One of the new aspects of the Gaia data released today are radial velocities derived from Gaia spectra. Gaia releases radial velocities for some 7million stars, many times more than have been measured in the history of astronomy up to now, with vastly more to come in future releases.

Professor Mark Cropper leads the team at Mullard Space Science Laboratory/UCL that made the UK contribution to this spectroscopic processing effort and said:

“Spectra provide the critical information to complement Gaia’s astrometry, providing line of sight (radial, Doppler-shift) velocities and precise measures of stellar chemical element abundances. Gaia measures huge numbers of individually low-signal spectra – nearly 20 billion separate spectra to date – which must be carefully combined to deliver their full value. This demanding process is worth the effort! The remarkable map of the changing average radial velocity as we look around the sky is direct evidence of the rotation of our Galaxy.”

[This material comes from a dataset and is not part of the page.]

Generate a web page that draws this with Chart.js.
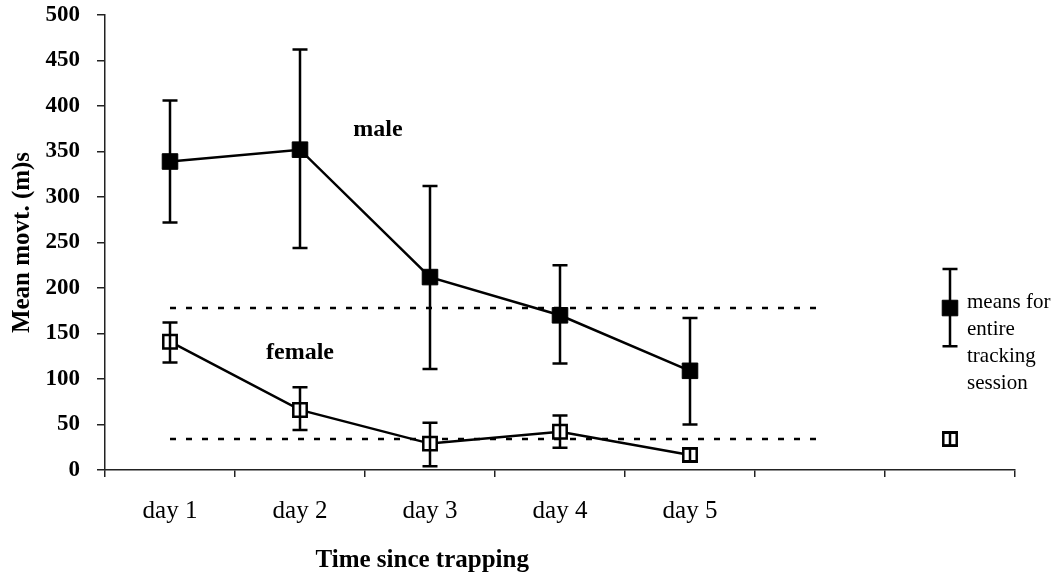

Dr Floor van Leeuwen from the University of Cambridge has been Project Manager for the UK and European photometric processing work, and is a leading co-author on the example science papers illustrating Gaia’s impact on our knowledge of star clusters and satellite galaxies in the outer Milky Way. Speaking of the new findings he said “Groups of dwarf galaxies, including the Magellanic Clouds, can now be observed to be moving around in very similar orbits, hinting at a shared formation history. The accurate observed motions and positions of the globular clusters and dwarf galaxies provide tracers of the overall mass distribution of our galaxy in a way that has not been possible with this level of accuracy before.”

STFC helped the set-up of the data applications centre for the project and STFC’s current support involves the UK exploitation of the scientific data that is now being yielded from the mission. In addition the photometric data processing software to which STFC contributed, as part of the UK-led team, offers the ability to precisely measure the brightness of the billion objects that Gaia is observing, while contributions from the rest of Europe are charting the positions, distances and movements of those one billion stars.

Professor Ian McCrea, Space Physics and Operations Division Head at STFC’s RAL Space said:

“Four years into the Gaia mission and it is incredible to see that our work in the UK on developing the photometric data processing software, that precisely measures the brightness of the billion objects that Gaia is seeing, is now successfully giving us comprehensive and detailed information that helps us better understand our true place in the Milky Way, our home galaxy. With this new data release and those that will follow, I am excited to see what new celestial objects, such as extra-solar planets, brown dwarfs, supernovae, asteroids, and of course, things that we have not even imagined have now been recorded.”

Gaia orbits the sun at a distance of 1.5 million kilometres from the earth and was launched by the European Space Agency in December 2013 with the aim of observing a billion stars and revolutionising our understanding of the Milky Way. During its expected five-year lifespan, Gaia will observe each of a billion stars about 70 times.

A special aspect of the Gaia mission is that the teams involved do not keep the results for their own science interests. Instead the Gaia data is released with free access to everyone for analysis and discovery.